Oracle7 Server Application Developer's Guide

Managing Hash Clusters and Clustered Tables

The following sections explain how to create, alter, and drop hash clusters and clustered tables using SQL commands.

Creating Hash Clusters and Clustered Tables

A hash cluster is used to store individual tables or a group of clustered tables that are static and often queried by equality queries. Once you create a hash cluster, you can create tables. To create a hash cluster, use the SQL command CREATE CLUSTER. The following statement creates a cluster named TRIAL_CLUSTER that is used to store the TRIAL table, clustered by the TRIALNO column:

CREATE CLUSTER trial_cluster (trialno NUMBER(5,0))
   PCTUSED 80     PCTFREE 5
   SIZE 2K
   HASH IS trialno HASHKEYS 100000;

CREATE TABLE trial (
   trialno NUMBER(5) PRIMARY KEY,
   ...)
   CLUSTER trial_cluster (trialno);

Controlling Space Usage Within a Hash Cluster

When you create a hash cluster, it is important that you correctly choose the cluster key and set the HASH IS, SIZE, and HASHKEYS parameters to achieve the desired performance and space usage for the cluster. The following sections provide guidance, as well as examples of setting these parameters.

Choosing the Key

Choosing the correct cluster key is dependent on the most common types of queries issued against the clustered tables. For example, consider the EMP table in a hash cluster. If queries often select rows by employee number, the EMPNO column should be the cluster key; if queries often select rows by department number, the DEPTNO column should be the cluster key. For hash clusters that contain a single table, the cluster key is typically the entire primary key of the contained table. A hash cluster with a composite key must use Oracle's internal hash function.

Setting HASH IS

Only specify the HASH IS parameter if the cluster key is a single column of the NUMBER datatype, and contains uniformly distributed integers. If the above conditions apply, you can distribute rows in the cluster such that each unique cluster key value hashes to a unique hash value (with no collisions). If the above conditions do not apply, you should use the internal hash function.

Dropping Hash Clusters

Drop a hash cluster using the SQL command DROP CLUSTER:

DROP CLUSTER emp_dept;

Drop a table in a hash cluster using the SQL command DROP TABLE. The implications of dropping hash clusters and tables in hash clusters are the same as for index clusters. See for more information about dropping clusters and the required privileges.

When to Use Hashing

Storing a table in a hash cluster is an alternative to storing the same table with an index. Hashing is useful in the following situations:

Most queries are equality queries on the cluster key. For example:

		SELECT . . . WHERE cluster_key = . . . ;

In such cases, the cluster key in the equality condition is hashed, and the corresponding hash key is usually found with a single read. With an indexed table, the key value must first be found in the index (usually several reads), and then the row is read from the table (another read).
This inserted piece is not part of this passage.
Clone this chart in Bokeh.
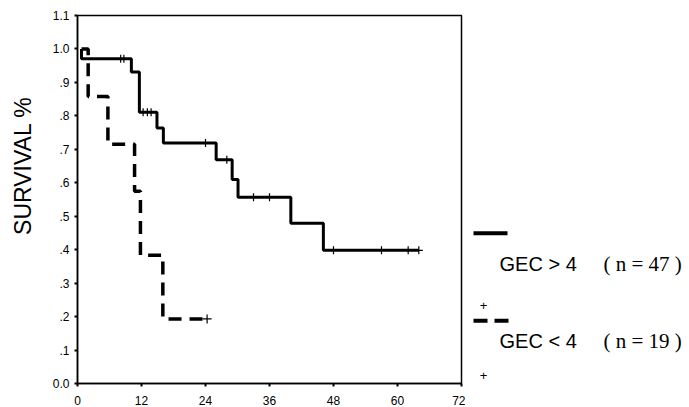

The table or tables in the hash cluster are primarily static in size such that you can determine the number of rows and amount of space required for the tables in the cluster. If tables in a hash cluster require more space than the initial allocation for the cluster, performance degradation can be substantial because overflow blocks are required.

A hash cluster with the HASH IS col, HASHKEYS n, and SIZE m clauses is an ideal representation for an array (table) of n items (rows) where each item consists of m bytes of data. For example:

      ARRAY X[100] OF NUMBER(8)

could be represented as

      CREATE CLUSTER c(subscript INTEGER)
         HASH IS subscript HASHKEYS 100 SIZE 10;
      CREATE TABLE x(subscript NUMBER(2)), value NUMBER(8))
         CLUSTER c(subscript);

Alternatively, hashing is not advantageous in the following situations:

Most queries on the table retrieve rows over a range of cluster key values. For example, in full table scans, or queries such as

      SELECT . . . WHERE cluster_key < . . . ;

A hash function cannot be used to determine the location of specific hash keys; instead, the equivalent of a full table scan must be done to fetch the rows for the query. With an index, key values are ordered in the index, so cluster key values that satisfy the WHERE clause of a query can be found with relatively few I/Os.

A table is not static, but is continually growing. If a table grows without limit, the space required over the life of the table (thus, of its cluster) cannot be predetermined.

Applications frequently perform full table scans on the table and the table is sparsely populated. A full table scan in this situation takes longer under hashing.

You cannot afford to preallocate the space the hash cluster will eventually need.

In most cases, you should decide (based on the above information) whether to use hashing or indexing. If you use indexing, consider whether it is best to store a table individually or as part of a cluster; see

for guidance.

If you decide to use hashing, a table can still have separate indexes on any columns, including the cluster key. For additional guidelines on the performance characteristics of hash clusters, see the Oracle7 Server Tuning manual.